No podemos prever con exactitud lo que va a suceder, pero sí podemos incorporar a nuestra reflexión algunas enseñanzas bastante obvias de la crisis que estamos padeciendo, y eso es lo que deberíamos hacer cuanto antes. Para empezar, habría que poner a buen recaudo las interpretaciones fáciles que se basan en enajenar las culpas, en vociferar contra el capitalismo, los ricos o los banqueros, en lo que podríamos llamar el modelo griego: sindicalistas, funcionarios, y otros protegidos por el general estado de abuso en el que se ha vivido, tomando las calles, griando contra quienes les han prestado el dinero que se han gastado absurdamente, porque, al parecer, tienen la inaudita pretensión de que Grecia pague sus deudas. Por esa vía no se va a ninguna parte, o, mejor dicho, se va a Cuba, al socialismo y a la pobreza más absoluta. Parece claro que hay un cierto número de insensatos dispuestos a seguir ese modelo bajo la excusa de la indignación, de la corrupción de los políticos y mil piadosas mentiras similares. Lo grave no es que ese tipo de gentes existan, sino que se les haga más caso del muy escaso que merecen. Mi opinión es, y me arriesgo a equivocarme, que, más allá de ciertos conatos pre-electorales, los ciudadanos no van a secundar ninguna especie de algaradas o intentos de tomar la Bastilla o el Palacio de Invierno, porque están al cabo de la calle de que lo que aquí nos ha pasado no se debe a la supuesta perversidad intrínseca del capitalismo, sino a errores que, en distinto grado, hemos ido cometiendo unos y otros.

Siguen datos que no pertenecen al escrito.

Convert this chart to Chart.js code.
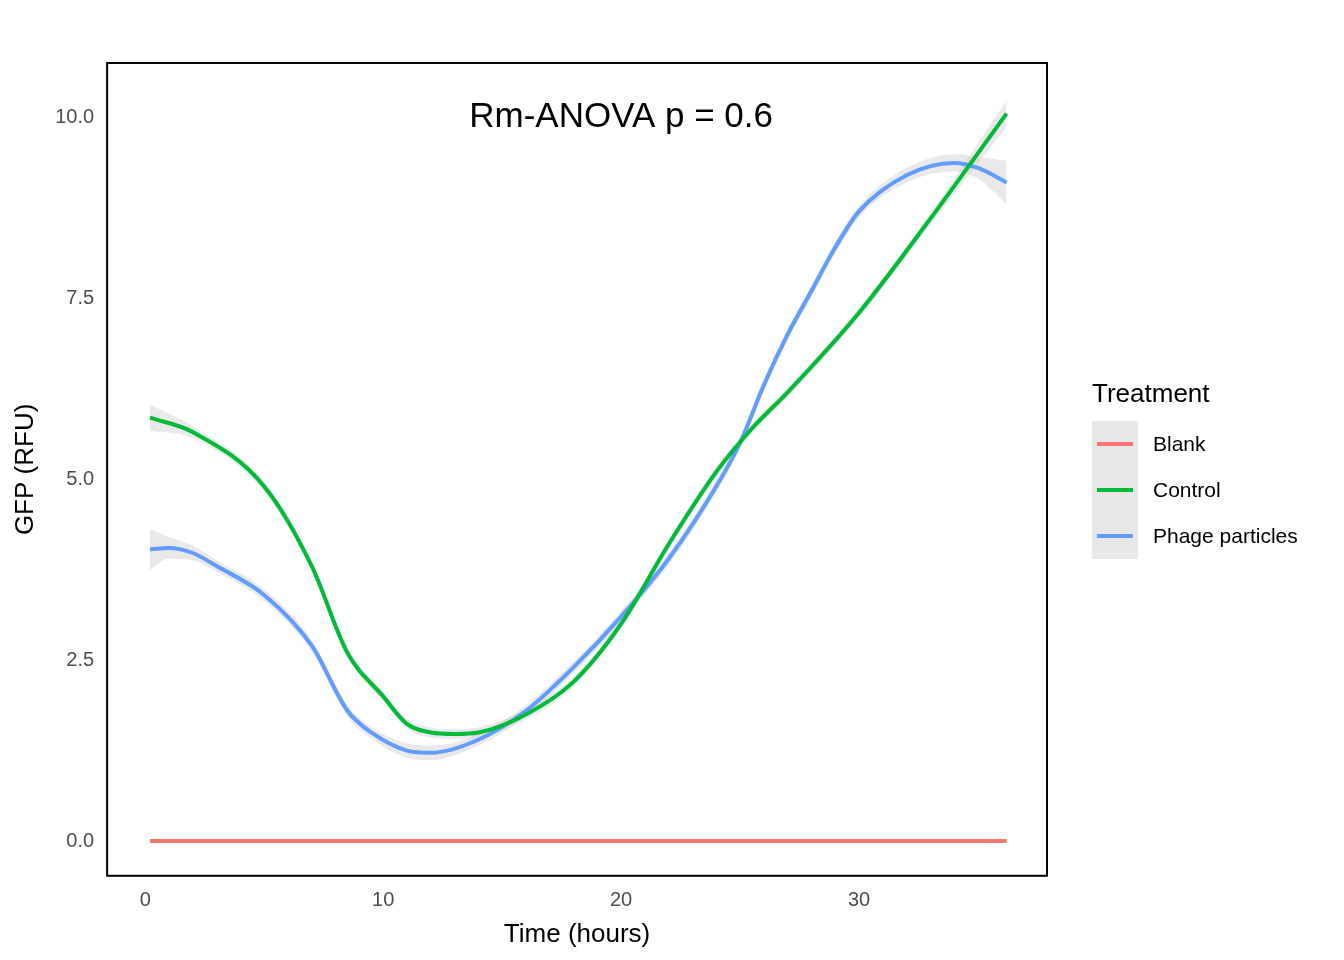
<!DOCTYPE html>
<html><head><meta charset="utf-8">
<script src="https://cdn.jsdelivr.net/npm/chart.js@4"></script>
<style>
body{margin:0;background:#fff;font-family:"Liberation Sans",Arial,sans-serif;}
#wrap{position:relative;width:1344px;height:960px;}
#leg{position:absolute;left:1092px;top:378px;color:#000;}
#leg .t{font-size:26px;margin-bottom:12px;}
.row{display:flex;align-items:center;height:46px;}
.key{width:46px;height:46px;background:#e8e8e8;position:relative;}
.key i{position:absolute;left:5px;right:5px;top:21px;height:4px;}
.row span{font-size:21px;margin-left:15px;}
</style></head><body>
<div id="wrap"><canvas id="c" width="1344" height="960"></canvas>
<div id="leg"><div class="t">Treatment</div>
<div class="row"><div class="key"><i style="background:#F8766D"></i></div><span>Blank</span></div>
<div class="row"><div class="key"><i style="background:#00BA38"></i></div><span>Control</span></div>
<div class="row"><div class="key"><i style="background:#619CFF"></i></div><span>Phage particles</span></div>
</div></div>
<script>
const blankX=[0.2,36.2], blankY=[0,0];
const ctrlX=[0.2,2,5,7,8.5,10,11,12,13,14,16,18,20,22,24,25.5,27,30,33,36.2];
const ctrlY=[5.85,5.65,4.9,3.8,2.6,2.0,1.62,1.5,1.48,1.5,1.75,2.2,3.0,4.1,5.1,5.7,6.2,7.3,8.6,10.05];
const ctrlSE=[0.18,0.08,0.07,0.07,0.07,0.07,0.07,0.07,0.07,0.07,0.07,0.07,0.07,0.07,0.07,0.07,0.07,0.07,0.08,0.18];
const phX=[0.2,1,2,3,5,7,8.5,9.5,11,12,14,16,18,20,22,24,25,26,27,28,29,30,32,34,35,36.2];
const phY=[4.03,4.05,3.98,3.8,3.4,2.7,1.8,1.5,1.25,1.22,1.4,1.8,2.4,3.1,3.9,4.9,5.5,6.3,7.0,7.6,8.2,8.7,9.2,9.37,9.3,9.1];
const phSE=[0.28,0.15,0.1,0.08,0.08,0.08,0.08,0.08,0.1,0.1,0.08,0.08,0.08,0.08,0.08,0.08,0.08,0.08,0.08,0.08,0.08,0.08,0.1,0.12,0.15,0.3];
const xTicks=[0,10,20,30], yTicks=[0,2.5,5,7.5,10];
const pts=(xs,ys,d=0)=>xs.map((x,i)=>({x,y:ys[i]+(Array.isArray(d)?d[i]:d)}));
const neg=a=>a.map(v=>-v);
const band=(xs,ys,se)=>[
 {data:pts(xs,ys,se),borderWidth:0,pointRadius:0,fill:'+1',backgroundColor:'rgba(200,200,200,0.4)',tension:0.4,cubicInterpolationMode:'monotone',order:2},
 {data:pts(xs,ys,neg(se)),borderWidth:0,pointRadius:0,fill:false,tension:0.4,cubicInterpolationMode:'monotone',order:2}];
const line=(xs,ys,c)=>({data:pts(xs,ys),borderColor:c,borderWidth:4,pointRadius:0,fill:false,tension:0.4,cubicInterpolationMode:'monotone',order:1});
const deco={id:'deco',afterDraw(ch){const {ctx,chartArea:a,scales:{x,y}}=ch;ctx.save();
 ctx.strokeStyle='#000';ctx.lineWidth=2;ctx.strokeRect(a.left,a.top,a.right-a.left,a.bottom-a.top);
 ctx.fillStyle='#000';ctx.font='35px "Liberation Sans"';ctx.textAlign='center';ctx.textBaseline='middle';
 ctx.fillText('Rm-ANOVA p = 0.6',x.getPixelForValue(20),y.getPixelForValue(10));ctx.restore();}};
new Chart(document.getElementById('c'),{type:'line',
 data:{datasets:[line(blankX,blankY,'#F8766D'),line(ctrlX,ctrlY,'#00BA38'),line(phX,phY,'#619CFF'),...band(ctrlX,ctrlY,ctrlSE),...band(phX,phY,phSE)]},
 options:{responsive:false,animation:false,
  layout:{padding:{top:63,right:297,bottom:6,left:6}},
  plugins:{legend:{display:false},tooltip:{enabled:false}},
  scales:{
   x:{type:'linear',min:-1.6,max:37.9,afterBuildTicks:s=>{s.ticks=xTicks.map(v=>({value:v}));},
    grid:{display:false,drawOnChartArea:false,drawTicks:true,tickLength:7,color:'#333'},border:{display:false},
    ticks:{color:'#4d4d4d',font:{size:20,family:'Liberation Sans'},padding:6},
    title:{display:true,text:'Time (hours)',color:'#000',font:{size:26,family:'Liberation Sans'},padding:{top:0}}},
   y:{min:-0.48,max:10.75,afterBuildTicks:s=>{s.ticks=yTicks.map(v=>({value:v}));},
    grid:{display:false,drawOnChartArea:false,drawTicks:true,tickLength:7,color:'#333'},border:{display:false},
    ticks:{color:'#4d4d4d',font:{size:20,family:'Liberation Sans'},padding:6,callback:v=>v.toFixed(1)},
    title:{display:true,text:'GFP (RFU)',color:'#000',font:{size:26,family:'Liberation Sans'},padding:{bottom:8}}}}},
 plugins:[deco]});
</script></body></html>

La alternativa está, precisamente, en dejar de cometer esa clase de errores, y ahí hay mucho camino que recorrer para cada uno de nosotros. En términos populares, debería ser claro que hemos de salir de la borrachera del euro, de esa increíble espiral de aumento de precios, que supuso la entrada en la nueva moneda. Frente a la idea de que hay dinero para todo y si no se tiene se pide a los Bancos, que salían a la calle para ofrecer créditos hasta a los indigentes, y no, por cierto, en ejercicio de una piedad samaritana, hemos de saber que en el mercado global en el que ya estamos no podremos vender nada si no está bien hecho, a muy buen precio y con un gran servicio de atención a nuestros clientes, lo que es una ley muy general e ineludible. Hemos de practicar todos, aunque unos más que otros, una gran dieta de adelgazamiento, si de verdad queremos salir adelante. Claro está que en estas situaciones hay quienes se empecinan en seguir como si nada hubiese cambiado, en cobrar un café en el bar de la esquina a precios del Ritz, por ejemplo, pero el mercado será implacable con quienes se empeñen en esa clase de propósitos disparatados. Esto vale para los precios, para los salarios, y para los negocios. No es sostenible un régimen de excesos como el que hemos llevado, con las administraciones públicas en vanguardia, como si fuésemos no ya nuevos ricos, sino herederos de una fortuna inagotable. Cuanto antes nos hagamos a la idea de que somos un país modesto, al que le queda mucho para estar en primera división económica, y nos dispongamos a revisar con lupa las abundantes mandangas que nos venden los políticos como si fueran servicios sociales, ejemplares e imprescindibles, antes saldremos del marasmo. Es verdad que hay que elegir entre Rubalcaba y Rajoy, una elección que no parece demasiado difícil, pero hay que tomar posición, además, frente a asuntos de apariencia modesta, pero de mucha mayor enjundia, y ahí sí que nos la jugamos.